*PROBLEM DETAILS:*
Filter the records below for the word "this". Copy each line that holds it.

[Plotting code records]
»»
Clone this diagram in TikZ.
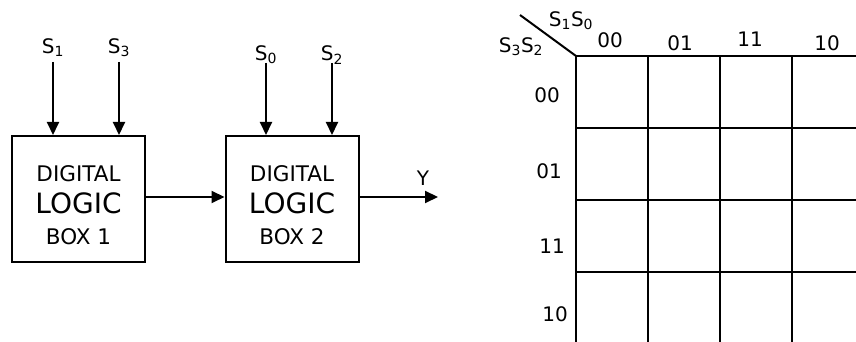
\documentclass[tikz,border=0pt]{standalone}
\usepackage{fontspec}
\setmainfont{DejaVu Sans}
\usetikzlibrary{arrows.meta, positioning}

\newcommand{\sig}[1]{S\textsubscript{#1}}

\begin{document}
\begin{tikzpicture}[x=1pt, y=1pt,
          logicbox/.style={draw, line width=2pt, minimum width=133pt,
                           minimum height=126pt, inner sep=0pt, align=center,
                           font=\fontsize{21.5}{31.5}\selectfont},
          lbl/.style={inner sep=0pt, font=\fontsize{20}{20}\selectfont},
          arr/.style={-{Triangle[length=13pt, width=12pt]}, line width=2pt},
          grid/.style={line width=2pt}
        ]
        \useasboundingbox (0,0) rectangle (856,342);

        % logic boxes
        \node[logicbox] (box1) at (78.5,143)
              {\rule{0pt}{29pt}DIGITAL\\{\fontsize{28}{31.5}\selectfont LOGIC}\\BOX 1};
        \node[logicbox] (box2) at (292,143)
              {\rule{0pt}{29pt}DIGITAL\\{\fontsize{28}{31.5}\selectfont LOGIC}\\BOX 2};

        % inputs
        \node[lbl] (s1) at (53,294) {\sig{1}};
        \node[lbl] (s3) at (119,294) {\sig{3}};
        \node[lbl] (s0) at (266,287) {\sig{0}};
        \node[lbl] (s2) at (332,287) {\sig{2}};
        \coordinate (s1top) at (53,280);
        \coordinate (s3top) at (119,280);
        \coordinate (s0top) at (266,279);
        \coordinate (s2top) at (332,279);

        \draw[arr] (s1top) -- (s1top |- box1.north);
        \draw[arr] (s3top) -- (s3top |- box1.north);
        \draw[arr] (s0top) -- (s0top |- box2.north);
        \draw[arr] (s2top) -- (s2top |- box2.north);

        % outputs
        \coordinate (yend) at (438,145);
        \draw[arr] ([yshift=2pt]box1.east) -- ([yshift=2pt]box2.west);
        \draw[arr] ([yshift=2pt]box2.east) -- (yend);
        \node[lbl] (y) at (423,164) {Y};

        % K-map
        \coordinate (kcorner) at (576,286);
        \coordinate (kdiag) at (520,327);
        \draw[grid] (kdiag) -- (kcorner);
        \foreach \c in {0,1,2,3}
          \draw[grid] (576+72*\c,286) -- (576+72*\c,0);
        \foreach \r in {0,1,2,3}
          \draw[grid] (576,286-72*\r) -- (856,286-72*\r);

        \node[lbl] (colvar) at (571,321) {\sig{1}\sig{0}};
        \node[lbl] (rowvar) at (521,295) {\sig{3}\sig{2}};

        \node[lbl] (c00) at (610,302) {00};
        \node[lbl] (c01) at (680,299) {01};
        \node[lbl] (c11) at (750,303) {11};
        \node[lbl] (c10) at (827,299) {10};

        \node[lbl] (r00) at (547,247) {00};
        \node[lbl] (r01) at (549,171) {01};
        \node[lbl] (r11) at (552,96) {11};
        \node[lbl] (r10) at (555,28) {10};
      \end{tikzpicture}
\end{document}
««
»»
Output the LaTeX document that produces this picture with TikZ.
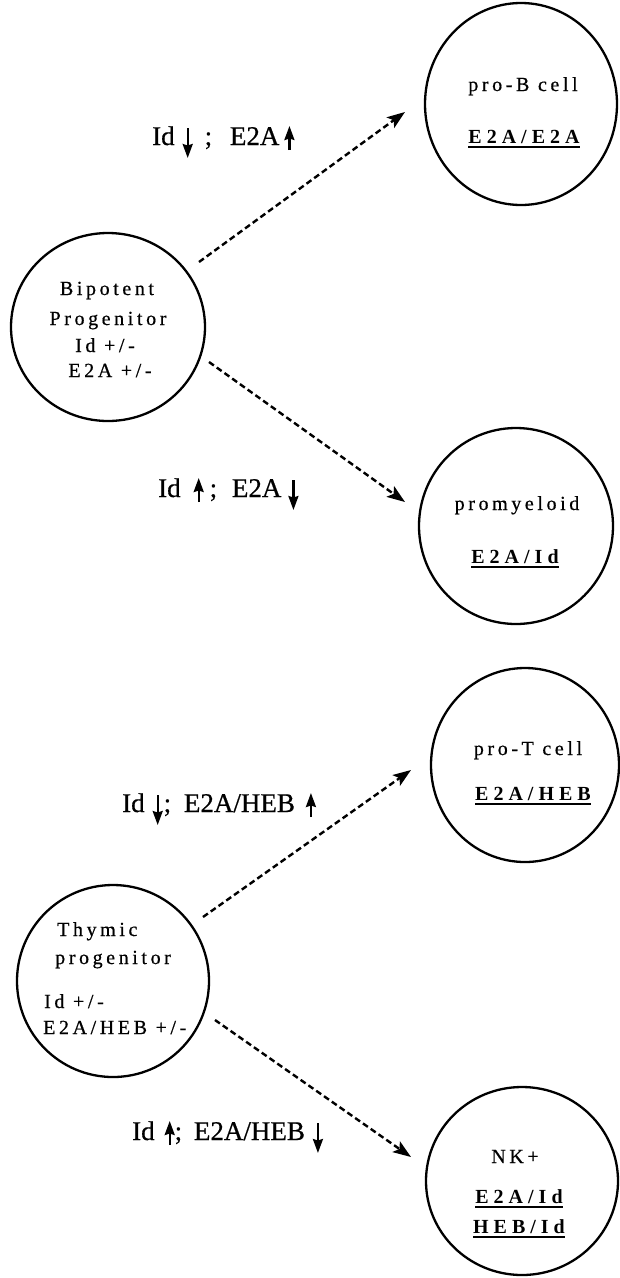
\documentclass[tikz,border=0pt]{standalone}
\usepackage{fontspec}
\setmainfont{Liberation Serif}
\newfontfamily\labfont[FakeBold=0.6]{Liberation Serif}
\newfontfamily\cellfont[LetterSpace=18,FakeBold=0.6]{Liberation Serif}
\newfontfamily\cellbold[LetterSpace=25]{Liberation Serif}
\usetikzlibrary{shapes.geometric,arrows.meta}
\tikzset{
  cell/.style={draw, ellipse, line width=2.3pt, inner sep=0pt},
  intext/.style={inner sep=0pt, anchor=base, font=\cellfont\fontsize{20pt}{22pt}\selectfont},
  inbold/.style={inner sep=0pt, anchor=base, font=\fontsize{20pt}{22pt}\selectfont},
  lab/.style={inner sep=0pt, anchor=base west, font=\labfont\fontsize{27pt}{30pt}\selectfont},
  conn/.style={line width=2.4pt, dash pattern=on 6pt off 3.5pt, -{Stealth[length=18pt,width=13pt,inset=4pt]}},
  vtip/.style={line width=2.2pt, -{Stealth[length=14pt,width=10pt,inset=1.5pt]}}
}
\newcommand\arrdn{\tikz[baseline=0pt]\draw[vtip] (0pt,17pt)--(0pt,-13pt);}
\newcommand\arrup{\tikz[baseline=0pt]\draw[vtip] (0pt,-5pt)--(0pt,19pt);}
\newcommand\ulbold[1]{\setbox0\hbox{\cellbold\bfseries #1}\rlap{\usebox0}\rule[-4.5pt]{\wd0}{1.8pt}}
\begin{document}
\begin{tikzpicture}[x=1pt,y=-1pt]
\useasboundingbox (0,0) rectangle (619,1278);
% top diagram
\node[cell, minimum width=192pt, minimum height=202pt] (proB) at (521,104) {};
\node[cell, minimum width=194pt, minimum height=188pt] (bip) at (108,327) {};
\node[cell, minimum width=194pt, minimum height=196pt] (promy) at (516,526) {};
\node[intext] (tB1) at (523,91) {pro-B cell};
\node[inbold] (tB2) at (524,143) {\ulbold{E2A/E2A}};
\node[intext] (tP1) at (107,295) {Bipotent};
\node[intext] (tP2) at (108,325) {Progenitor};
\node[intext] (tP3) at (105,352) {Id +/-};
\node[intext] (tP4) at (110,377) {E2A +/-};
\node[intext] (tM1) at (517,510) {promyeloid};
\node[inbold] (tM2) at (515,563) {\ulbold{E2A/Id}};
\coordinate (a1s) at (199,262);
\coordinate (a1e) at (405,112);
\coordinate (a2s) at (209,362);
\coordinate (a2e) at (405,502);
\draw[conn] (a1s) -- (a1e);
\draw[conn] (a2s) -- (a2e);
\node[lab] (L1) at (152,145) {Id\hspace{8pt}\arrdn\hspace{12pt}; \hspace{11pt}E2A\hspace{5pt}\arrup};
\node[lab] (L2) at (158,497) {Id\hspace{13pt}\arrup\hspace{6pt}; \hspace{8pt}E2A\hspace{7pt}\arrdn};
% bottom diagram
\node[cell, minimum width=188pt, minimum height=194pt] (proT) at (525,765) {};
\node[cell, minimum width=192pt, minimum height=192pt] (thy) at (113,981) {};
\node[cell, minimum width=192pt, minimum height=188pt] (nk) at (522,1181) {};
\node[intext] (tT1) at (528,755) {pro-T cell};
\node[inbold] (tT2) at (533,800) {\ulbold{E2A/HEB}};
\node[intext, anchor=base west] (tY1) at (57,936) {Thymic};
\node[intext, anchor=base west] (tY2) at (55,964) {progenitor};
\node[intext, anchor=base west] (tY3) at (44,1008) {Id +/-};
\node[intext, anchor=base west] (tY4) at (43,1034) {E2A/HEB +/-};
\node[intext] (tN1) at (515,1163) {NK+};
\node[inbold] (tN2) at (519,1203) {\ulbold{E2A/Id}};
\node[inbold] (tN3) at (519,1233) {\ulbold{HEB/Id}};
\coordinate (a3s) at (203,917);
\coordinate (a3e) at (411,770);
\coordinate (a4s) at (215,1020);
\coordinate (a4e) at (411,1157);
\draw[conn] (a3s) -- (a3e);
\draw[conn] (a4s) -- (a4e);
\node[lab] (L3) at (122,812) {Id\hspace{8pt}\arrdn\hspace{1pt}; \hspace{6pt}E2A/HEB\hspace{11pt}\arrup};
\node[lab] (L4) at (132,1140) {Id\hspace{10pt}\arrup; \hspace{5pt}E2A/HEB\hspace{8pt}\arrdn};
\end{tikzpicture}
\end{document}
««
*OUTPUT OF THE TASK:*
Clone this diagram in TikZ.
Output the LaTeX document that produces this picture with TikZ.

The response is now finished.